Emerging markets private equity investment reached its highest level in 2014 since the Financial Crisis, with investors committing $33.75 billion to 1,246 deals compared to $26.77 billion and 1,058 deals a year earlier, according to the Emerging Markets Private Equity Association. Sub Saharan Africa in particular has attracted record amounts of private investment, attracted by the potential of a young population, a growing middle class and increased macro-economic stability.
The key role of private investment in driving economic growth and job creation is increasingly emphasised by governments and donors. The Financing for Development Summit, taking place in Addis Ababa in mid-July and aiming to secure the means for implementing the Sustainable Development Goals, highlights the key role of private investment. At the same time, it also emphasises the need for investors to adopt principles and reporting standards for socially and environmentally responsible business, which includes good health and safety, constructive community relations, preventing pollution, protecting workers rights and biodiversity, preventing and fighting corruption, illicit financial flows and tax evasion.

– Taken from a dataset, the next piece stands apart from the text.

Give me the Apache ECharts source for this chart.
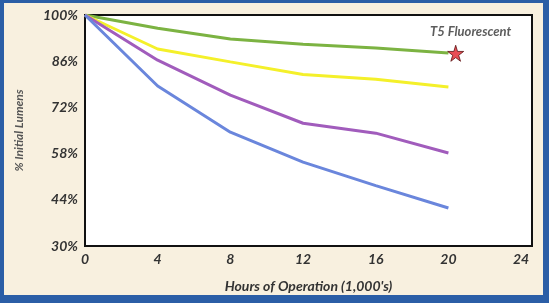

As CDC, the UK development finance institution and among the largest players in emerging markets private equity, launches its updated ESG Toolkit for Fund Managers, this online series will examine how improvements in responsible investment practice can improve business performance and development outcomes.
Key questions to address include:
1. How can responsible investment practice contribute to improved business performance in developing countries?
2. Where are we seeing the most progress in managing environmental, social and governance issues in developing countries, and where do the greatest barriers remain?
3. How can the adoption of responsible business practices in developing countries amongst local firms improve their competitiveness and opportunities to access global supply chains; and how can large companies play a role in supporting local firms to improve ESG performance?